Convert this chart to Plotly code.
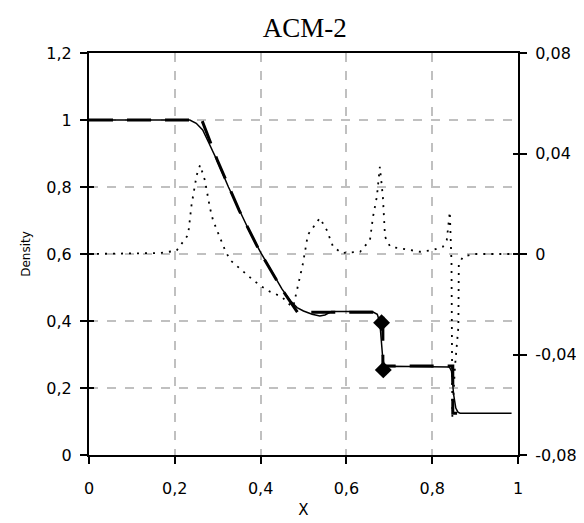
import plotly.graph_objects as go

# Numerical solution (thin solid line)
num_x = [0, 0.235, 0.25, 0.265, 0.28, 0.30, 0.325, 0.35, 0.375, 0.40, 0.425, 0.45,
         0.47, 0.485, 0.50, 0.52, 0.538, 0.55, 0.565, 0.60, 0.66, 0.672, 0.678,
         0.684, 0.688, 0.70, 0.75, 0.80, 0.84, 0.845, 0.85, 0.855, 0.86, 0.865, 0.985]
num_y = [1.0, 1.0, 0.99, 0.97, 0.93, 0.875, 0.80, 0.73, 0.665, 0.605, 0.548, 0.495,
         0.46, 0.44, 0.43, 0.42, 0.415, 0.418, 0.428, 0.428, 0.428, 0.42, 0.395,
         0.30, 0.262, 0.265, 0.265, 0.265, 0.263, 0.25, 0.18, 0.14, 0.128, 0.125, 0.125]

# Exact solution (thick dashed line)
exact_x = [0, 0.263, 0.30, 0.35, 0.40, 0.45, 0.486, 0.685, 0.685, 0.848, 0.848, 0.858]
exact_y = [1.0, 1.0, 0.877, 0.73, 0.603, 0.494, 0.426, 0.426, 0.266, 0.266, 0.125, 0.125]

# Contact discontinuity markers
mark_x = [0.682, 0.686]
mark_y = [0.395, 0.254]

# Error (dotted line, right axis)
err_x = [0, 0.165, 0.204, 0.231, 0.239, 0.247, 0.251, 0.259, 0.270, 0.282, 0.289,
         0.298, 0.317, 0.329, 0.364, 0.382, 0.403, 0.422, 0.449, 0.469, 0.476,
         0.487, 0.498, 0.507, 0.510, 0.538, 0.554, 0.569, 0.589, 0.632, 0.655,
         0.662, 0.671, 0.678, 0.685, 0.690, 0.702, 0.748, 0.772, 0.802, 0.825,
         0.834, 0.841, 0.845, 0.847, 0.853, 0.861, 0.862, 0.872, 0.90, 1.0]
err_y = [0, 0.0004, 0.0013, 0.0076, 0.0195, 0.0268, 0.0314, 0.0354, 0.0294, 0.0183,
         0.0135, 0.0096, 0.0016, -0.0024, -0.0076, -0.0103, -0.0130, -0.0150,
         -0.0170, -0.0203, -0.0210, -0.0130, -0.0044, 0.0044, 0.0076, 0.0143,
         0.0096, 0.0029, 0.0004, 0.0009, 0.0056, 0.0148, 0.0228, 0.0347, 0.0228,
         0.0069, 0.0029, 0.0016, 0.0009, 0.0016, 0.0029, 0.0056, 0.0168, -0.0036,
         -0.0648, -0.045, -0.029, -0.004, -0.001, 0, 0]

x_ticks = [0, 0.2, 0.4, 0.6, 0.8, 1.0]
x_labels = ["0", "0,2", "0,4", "0,6", "0,8", "1"]
y_ticks = [0, 0.2, 0.4, 0.6, 0.8, 1.0, 1.2]
y_labels = ["0", "0,2", "0,4", "0,6", "0,8", "1", "1,2"]
y2_ticks = [-0.08, -0.04, 0, 0.04, 0.08]
y2_labels = ["-0,08", "-0,04", "0", "0,04", "0,08"]

fig = go.Figure()

fig.add_trace(go.Scatter(x=err_x, y=err_y, mode="lines", yaxis="y2",
                         line=dict(color="black", width=1.8, dash="2px,6px"),
                         showlegend=False))
fig.add_trace(go.Scatter(x=num_x, y=num_y, mode="lines",
                         line=dict(color="black", width=1.5), showlegend=False))
fig.add_trace(go.Scatter(x=exact_x, y=exact_y, mode="lines",
                         line=dict(color="black", width=3, dash="24px,14px"),
                         showlegend=False))
fig.add_trace(go.Scatter(x=mark_x, y=mark_y, mode="markers",
                         marker=dict(symbol="diamond", size=13, color="black"),
                         showlegend=False))

axis_font = dict(family="DejaVu Sans", size=16, color="black")

fig.update_layout(
    width=584, height=523,
    margin=dict(l=81, r=74, t=45, b=76),
    paper_bgcolor="white", plot_bgcolor="white",
    title=dict(text="ACM-2", x=0.508, xanchor="center", y=0.962, yanchor="middle",
               font=dict(family="Liberation Serif", size=27, color="black")),
    xaxis=dict(range=[0, 1], tickvals=x_ticks, ticktext=x_labels,
               showline=True, linecolor="black", linewidth=2, mirror=True,
               ticks="outside", ticklen=7, tickwidth=2, tickcolor="black",
               ticklabelstandoff=11,
               showgrid=True, gridcolor="#c0c0c0", gridwidth=1.5, griddash="dash",
               zeroline=False, tickfont=axis_font,
               title=dict(text="X", font=dict(family="DejaVu Sans", size=15, color="black"),
                          standoff=7)),
    yaxis=dict(range=[0, 1.2], tickvals=y_ticks, ticktext=y_labels,
               showline=True, linecolor="black", linewidth=2,
               ticks="outside", ticklen=7, tickwidth=2, tickcolor="black",
               ticklabelstandoff=5,
               showgrid=True, gridcolor="#c0c0c0", gridwidth=1.5, griddash="dash",
               zeroline=False, tickfont=axis_font,
               title=dict(text="Density", font=dict(family="DejaVu Sans", size=12, color="black"),
                          standoff=13)),
    yaxis2=dict(range=[-0.08, 0.08], tickvals=y2_ticks, ticktext=y2_labels,
                overlaying="y", side="right",
                showline=True, linecolor="black", linewidth=2,
                ticks="outside", ticklen=7, tickwidth=2, tickcolor="black",
                ticklabelstandoff=5,
                showgrid=False, zeroline=False, tickfont=axis_font),
    yaxis3=dict(range=[0, 1.2], tickvals=y_ticks, overlaying="y", side="left",
                showticklabels=False, ticks="inside", ticklen=5, tickwidth=2,
                tickcolor="black", showgrid=False, zeroline=False, showline=False),
    yaxis4=dict(range=[-0.08, 0.08], tickvals=y2_ticks, overlaying="y", side="right",
                showticklabels=False, ticks="inside", ticklen=5, tickwidth=2,
                tickcolor="black", showgrid=False, zeroline=False, showline=False),
)

# invisible traces so the inside-tick axes get drawn
fig.add_trace(go.Scatter(x=[None], y=[None], yaxis="y3", showlegend=False, hoverinfo="skip"))
fig.add_trace(go.Scatter(x=[None], y=[None], yaxis="y4", showlegend=False, hoverinfo="skip"))

fig.write_html("out.html")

###

* **Written exercise**: Exactly restate the lines from the beginning of the data through the line with "mark_y = [0.395, 0.254]", and no others, keeping pictures out.

* **Response below**:
Convert this chart to Plotly code.
import plotly.graph_objects as go

# Numerical solution (thin solid line)
num_x = [0, 0.235, 0.25, 0.265, 0.28, 0.30, 0.325, 0.35, 0.375, 0.40, 0.425, 0.45,
         0.47, 0.485, 0.50, 0.52, 0.538, 0.55, 0.565, 0.60, 0.66, 0.672, 0.678,
         0.684, 0.688, 0.70, 0.75, 0.80, 0.84, 0.845, 0.85, 0.855, 0.86, 0.865, 0.985]
num_y = [1.0, 1.0, 0.99, 0.97, 0.93, 0.875, 0.80, 0.73, 0.665, 0.605, 0.548, 0.495,
         0.46, 0.44, 0.43, 0.42, 0.415, 0.418, 0.428, 0.428, 0.428, 0.42, 0.395,
         0.30, 0.262, 0.265, 0.265, 0.265, 0.263, 0.25, 0.18, 0.14, 0.128, 0.125, 0.125]

# Exact solution (thick dashed line)
exact_x = [0, 0.263, 0.30, 0.35, 0.40, 0.45, 0.486, 0.685, 0.685, 0.848, 0.848, 0.858]
exact_y = [1.0, 1.0, 0.877, 0.73, 0.603, 0.494, 0.426, 0.426, 0.266, 0.266, 0.125, 0.125]

# Contact discontinuity markers
mark_x = [0.682, 0.686]
mark_y = [0.395, 0.254]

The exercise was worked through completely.